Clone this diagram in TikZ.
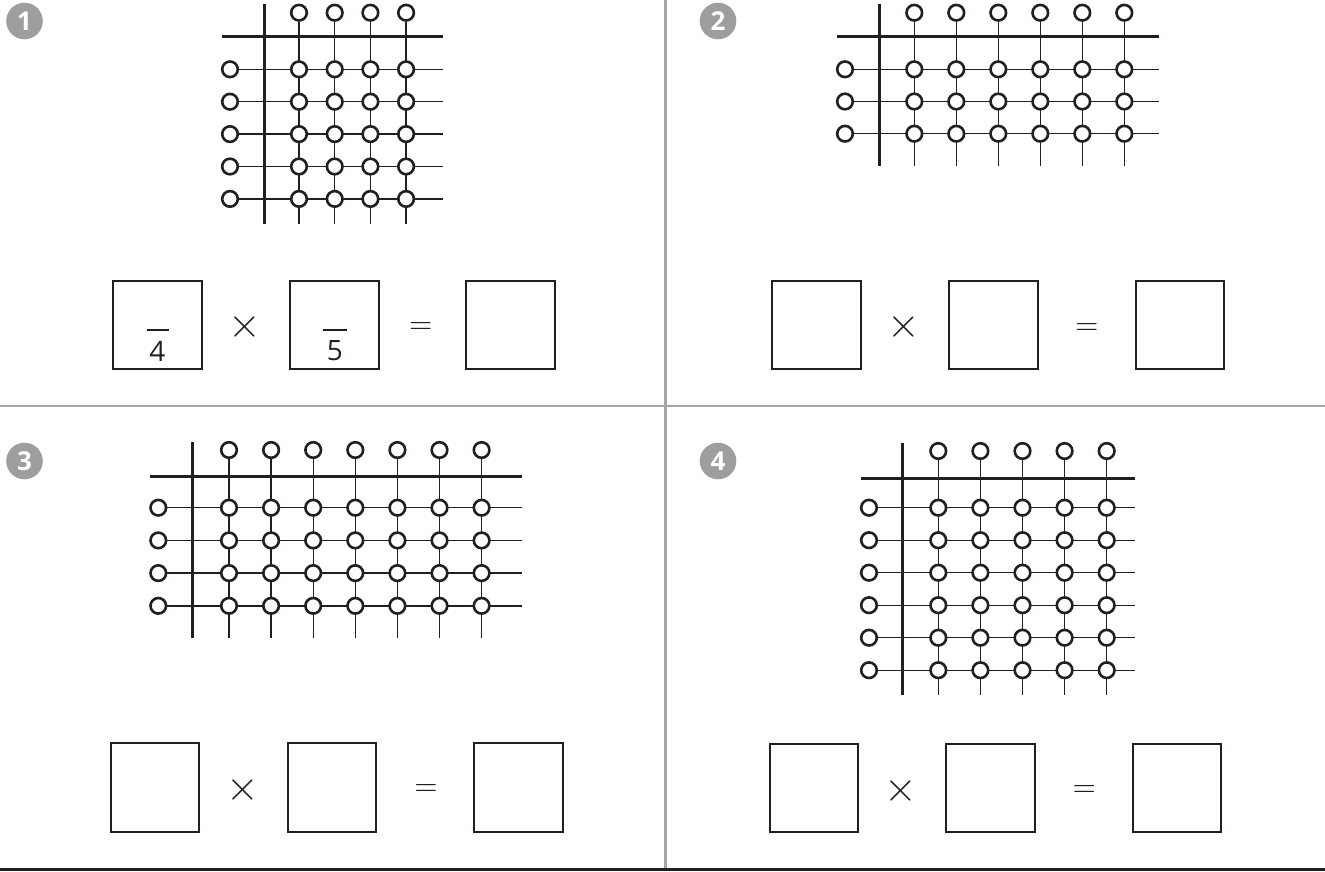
\documentclass[tikz,border=0pt]{standalone}
\usepackage{fontspec}
\setmainfont{Open Sans}
\newfontfamily\opfont{lmroman10-regular.otf}
\usetikzlibrary{backgrounds}
\definecolor{ink}{RGB}{35,31,32}
\definecolor{badgegray}{RGB}{158,158,161}
\definecolor{sepgray}{RGB}{165,165,167}
\tikzset{
  ring/.style={circle, draw=ink, line width=2.6pt, fill=white, minimum size=15.6pt, inner sep=0pt},
  gline/.style={draw=ink, line width=1.4pt},
  axisline/.style={draw=ink, line width=3pt},
  ansbox/.style={draw=ink, line width=2pt, minimum width=88.5pt, minimum height=88.3pt, inner sep=0pt},
  badge/.style={circle, fill=badgegray, minimum size=36.6pt, inner sep=0pt, text=white, font=\fontsize{26}{26}\selectfont\bfseries},
  sepline/.style={draw=sepgray, line width=2.6pt},
  endline/.style={draw=ink, line width=2.4pt},
  timessym/.style={font=\opfont\fontsize{42}{42}\selectfont, inner sep=0pt, text=ink},
  eqsym/.style={font=\opfont\fontsize{30}{30}\selectfont, inner sep=0pt, text=ink},
  digit/.style={font=\fontsize{28}{28}\selectfont, inner sep=0pt, text=ink},
  fracbar/.style={draw=ink, line width=1.5pt},
}
\pgfkeys{/mygrid/.cd,
  id/.store in=\gId, ax/.store in=\gAx, lx/.store in=\gLx,
  cx/.store in=\gCx, dc/.store in=\gDc, nc/.store in=\gNc,
  ty/.store in=\gTy, hy/.store in=\gHy, ry/.store in=\gRy,
  dr/.store in=\gDr, nr/.store in=\gNr, by/.store in=\gBy,
  rx/.store in=\gRx}
\newcommand\drawgridbody{%
  \foreach \i in {1,...,\gNc} {
    \pgfmathsetmacro\xx{\gCx+(\i-1)*\gDc}
    \node[ring] (\gId-t\i) at (\xx,\gTy) {};
    \coordinate (\gId-b\i) at (\xx,\gBy);
  }
  \foreach \j in {1,...,\gNr} {
    \pgfmathsetmacro\yy{\gRy+(\j-1)*\gDr}
    \node[ring] (\gId-l\j) at (\gLx,\yy) {};
    \coordinate (\gId-r\j) at (\gRx,\yy);
    \foreach \i in {1,...,\gNc} {
      \pgfmathsetmacro\xx{\gCx+(\i-1)*\gDc}
      \node[ring] (\gId-c\i-\j) at (\xx,\yy) {};
    }
  }
  \begin{pgfonlayer}{background}
    \foreach \i in {1,...,\gNc} \draw[gline] (\gId-t\i) -- (\gId-b\i);
    \foreach \j in {1,...,\gNr} \draw[gline] (\gId-l\j) -- (\gId-r\j);
  \end{pgfonlayer}
  \coordinate (\gId-vt) at (\gAx,\gTy-8.5);
  \coordinate (\gId-vb) at (\gAx,\gBy);
  \coordinate (\gId-hl) at (\gLx-8,\gHy);
  \coordinate (\gId-hr) at (\gRx,\gHy);
  \draw[axisline] (\gId-vt) -- (\gId-vb);
  \draw[axisline] (\gId-hl) -- (\gId-hr);
}
\newcommand\drawgrid[1]{\pgfkeys{/mygrid/.cd,#1}\drawgridbody}
\begin{document}
\begin{tikzpicture}[x=1pt,y=-1pt]
\useasboundingbox (0,0) rectangle (1325,871);

% separators
\coordinate (vs-t) at (665.5,0);
\coordinate (vs-b) at (665.5,868);
\coordinate (hs-l) at (0,406);
\coordinate (hs-r) at (1325,406);
\coordinate (bl-l) at (0,869.5);
\coordinate (bl-r) at (1325,869.5);
\draw[sepline] (vs-t) -- (vs-b);
\draw[sepline] (hs-l) -- (hs-r);
\draw[endline] (bl-l) -- (bl-r);

% badges
\node[badge] (b1) at (24.5,21) {1};
\node[badge] (b2) at (718,21) {2};
\node[badge] (b3) at (24.5,461) {3};
\node[badge] (b4) at (718,461) {4};

% grids
\drawgrid{id=p1, ax=264, lx=230, cx=299, dc=35.7, nc=4, ty=12.7, hy=36, ry=69.3, dr=32.4, nr=5, by=224.3, rx=443}
\drawgrid{id=p2, ax=879, lx=845, cx=914.3, dc=42, nc=6, ty=12.7, hy=36, ry=69.3, dr=32.2, nr=3, by=165.7, rx=1159.3}
\drawgrid{id=p3, ax=192.7, lx=158.3, cx=229, dc=42.1, nc=7, ty=450, hy=476, ry=507.7, dr=32.7, nr=4, by=638.3, rx=521.7}
\drawgrid{id=p4, ax=902.3, lx=869, cx=938.3, dc=42.1, nc=5, ty=451, hy=478.3, ry=507.7, dr=32.5, nr=6, by=695.3, rx=1135}

% panel 1 equation
\node[ansbox] (e1a) at (157.7,324.9) {};
\node[timessym] (e1x) at (245,326.7) {×};
\node[ansbox] (e1b) at (334.3,324.9) {};
\node[eqsym] (e1e) at (420.7,328) {=};
\node[ansbox] (e1c) at (510.5,324.9) {};
\coordinate (f1l) at (146.7,330);
\coordinate (f1r) at (169.3,330);
\draw[fracbar] (f1l) -- (f1r);
\node[digit] (d1) at (157.5,351) {4};
\coordinate (f2l) at (322.7,330);
\coordinate (f2r) at (346.7,330);
\draw[fracbar] (f2l) -- (f2r);
\node[digit] (d2) at (334.8,351) {5};

% panel 2 equation
\node[ansbox] (e2a) at (816.7,324.9) {};
\node[timessym] (e2x) at (904,326.7) {×};
\node[ansbox] (e2b) at (993.3,324.9) {};
\node[eqsym] (e2e) at (1086.7,328.5) {=};
\node[ansbox] (e2c) at (1180,324.9) {};

% panel 3 equation
\node[ansbox] (e3a) at (155,787.5) {};
\node[timessym] (e3x) at (242.7,790) {×};
\node[ansbox] (e3b) at (331.8,787.5) {};
\node[eqsym] (e3e) at (426,790) {=};
\node[ansbox] (e3c) at (518.3,787.5) {};

% panel 4 equation
\node[ansbox] (e4a) at (813.8,788.2) {};
\node[timessym] (e4x) at (900.7,790.7) {×};
\node[ansbox] (e4b) at (990.3,788.2) {};
\node[eqsym] (e4e) at (1084.3,790.7) {=};
\node[ansbox] (e4c) at (1176.8,788.2) {};
\end{tikzpicture}
\end{document}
——————————
What needs to be done: Transcribe the listing in full. Omit the pictures and keep every line exact.

Solution to the problem:
Clone this diagram in TikZ.
\documentclass[tikz,border=0pt]{standalone}
\usepackage{fontspec}
\setmainfont{Open Sans}
\newfontfamily\opfont{lmroman10-regular.otf}
\usetikzlibrary{backgrounds}
\definecolor{ink}{RGB}{35,31,32}
\definecolor{badgegray}{RGB}{158,158,161}
\definecolor{sepgray}{RGB}{165,165,167}
\tikzset{
  ring/.style={circle, draw=ink, line width=2.6pt, fill=white, minimum size=15.6pt, inner sep=0pt},
  gline/.style={draw=ink, line width=1.4pt},
  axisline/.style={draw=ink, line width=3pt},
  ansbox/.style={draw=ink, line width=2pt, minimum width=88.5pt, minimum height=88.3pt, inner sep=0pt},
  badge/.style={circle, fill=badgegray, minimum size=36.6pt, inner sep=0pt, text=white, font=\fontsize{26}{26}\selectfont\bfseries},
  sepline/.style={draw=sepgray, line width=2.6pt},
  endline/.style={draw=ink, line width=2.4pt},
  timessym/.style={font=\opfont\fontsize{42}{42}\selectfont, inner sep=0pt, text=ink},
  eqsym/.style={font=\opfont\fontsize{30}{30}\selectfont, inner sep=0pt, text=ink},
  digit/.style={font=\fontsize{28}{28}\selectfont, inner sep=0pt, text=ink},
  fracbar/.style={draw=ink, line width=1.5pt},
}
\pgfkeys{/mygrid/.cd,
  id/.store in=\gId, ax/.store in=\gAx, lx/.store in=\gLx,
  cx/.store in=\gCx, dc/.store in=\gDc, nc/.store in=\gNc,
  ty/.store in=\gTy, hy/.store in=\gHy, ry/.store in=\gRy,
  dr/.store in=\gDr, nr/.store in=\gNr, by/.store in=\gBy,
  rx/.store in=\gRx}
\newcommand\drawgridbody{%
  \foreach \i in {1,...,\gNc} {
    \pgfmathsetmacro\xx{\gCx+(\i-1)*\gDc}
    \node[ring] (\gId-t\i) at (\xx,\gTy) {};
    \coordinate (\gId-b\i) at (\xx,\gBy);
  }
  \foreach \j in {1,...,\gNr} {
    \pgfmathsetmacro\yy{\gRy+(\j-1)*\gDr}
    \node[ring] (\gId-l\j) at (\gLx,\yy) {};
    \coordinate (\gId-r\j) at (\gRx,\yy);
    \foreach \i in {1,...,\gNc} {
      \pgfmathsetmacro\xx{\gCx+(\i-1)*\gDc}
      \node[ring] (\gId-c\i-\j) at (\xx,\yy) {};
    }
  }
  \begin{pgfonlayer}{background}
    \foreach \i in {1,...,\gNc} \draw[gline] (\gId-t\i) -- (\gId-b\i);
    \foreach \j in {1,...,\gNr} \draw[gline] (\gId-l\j) -- (\gId-r\j);
  \end{pgfonlayer}
  \coordinate (\gId-vt) at (\gAx,\gTy-8.5);
  \coordinate (\gId-vb) at (\gAx,\gBy);
  \coordinate (\gId-hl) at (\gLx-8,\gHy);
  \coordinate (\gId-hr) at (\gRx,\gHy);
  \draw[axisline] (\gId-vt) -- (\gId-vb);
  \draw[axisline] (\gId-hl) -- (\gId-hr);
}
\newcommand\drawgrid[1]{\pgfkeys{/mygrid/.cd,#1}\drawgridbody}
\begin{document}
\begin{tikzpicture}[x=1pt,y=-1pt]
\useasboundingbox (0,0) rectangle (1325,871);

% separators
\coordinate (vs-t) at (665.5,0);
\coordinate (vs-b) at (665.5,868);
\coordinate (hs-l) at (0,406);
\coordinate (hs-r) at (1325,406);
\coordinate (bl-l) at (0,869.5);
\coordinate (bl-r) at (1325,869.5);
\draw[sepline] (vs-t) -- (vs-b);
\draw[sepline] (hs-l) -- (hs-r);
\draw[endline] (bl-l) -- (bl-r);

% badges
\node[badge] (b1) at (24.5,21) {1};
\node[badge] (b2) at (718,21) {2};
\node[badge] (b3) at (24.5,461) {3};
\node[badge] (b4) at (718,461) {4};

% grids
\drawgrid{id=p1, ax=264, lx=230, cx=299, dc=35.7, nc=4, ty=12.7, hy=36, ry=69.3, dr=32.4, nr=5, by=224.3, rx=443}
\drawgrid{id=p2, ax=879, lx=845, cx=914.3, dc=42, nc=6, ty=12.7, hy=36, ry=69.3, dr=32.2, nr=3, by=165.7, rx=1159.3}
\drawgrid{id=p3, ax=192.7, lx=158.3, cx=229, dc=42.1, nc=7, ty=450, hy=476, ry=507.7, dr=32.7, nr=4, by=638.3, rx=521.7}
\drawgrid{id=p4, ax=902.3, lx=869, cx=938.3, dc=42.1, nc=5, ty=451, hy=478.3, ry=507.7, dr=32.5, nr=6, by=695.3, rx=1135}

% panel 1 equation
\node[ansbox] (e1a) at (157.7,324.9) {};
\node[timessym] (e1x) at (245,326.7) {×};
\node[ansbox] (e1b) at (334.3,324.9) {};
\node[eqsym] (e1e) at (420.7,328) {=};
\node[ansbox] (e1c) at (510.5,324.9) {};
\coordinate (f1l) at (146.7,330);
\coordinate (f1r) at (169.3,330);
\draw[fracbar] (f1l) -- (f1r);
\node[digit] (d1) at (157.5,351) {4};
\coordinate (f2l) at (322.7,330);
\coordinate (f2r) at (346.7,330);
\draw[fracbar] (f2l) -- (f2r);
\node[digit] (d2) at (334.8,351) {5};

% panel 2 equation
\node[ansbox] (e2a) at (816.7,324.9) {};
\node[timessym] (e2x) at (904,326.7) {×};
\node[ansbox] (e2b) at (993.3,324.9) {};
\node[eqsym] (e2e) at (1086.7,328.5) {=};
\node[ansbox] (e2c) at (1180,324.9) {};

% panel 3 equation
\node[ansbox] (e3a) at (155,787.5) {};
\node[timessym] (e3x) at (242.7,790) {×};
\node[ansbox] (e3b) at (331.8,787.5) {};
\node[eqsym] (e3e) at (426,790) {=};
\node[ansbox] (e3c) at (518.3,787.5) {};

% panel 4 equation
\node[ansbox] (e4a) at (813.8,788.2) {};
\node[timessym] (e4x) at (900.7,790.7) {×};
\node[ansbox] (e4b) at (990.3,788.2) {};
\node[eqsym] (e4e) at (1084.3,790.7) {=};
\node[ansbox] (e4c) at (1176.8,788.2) {};
\end{tikzpicture}
\end{document}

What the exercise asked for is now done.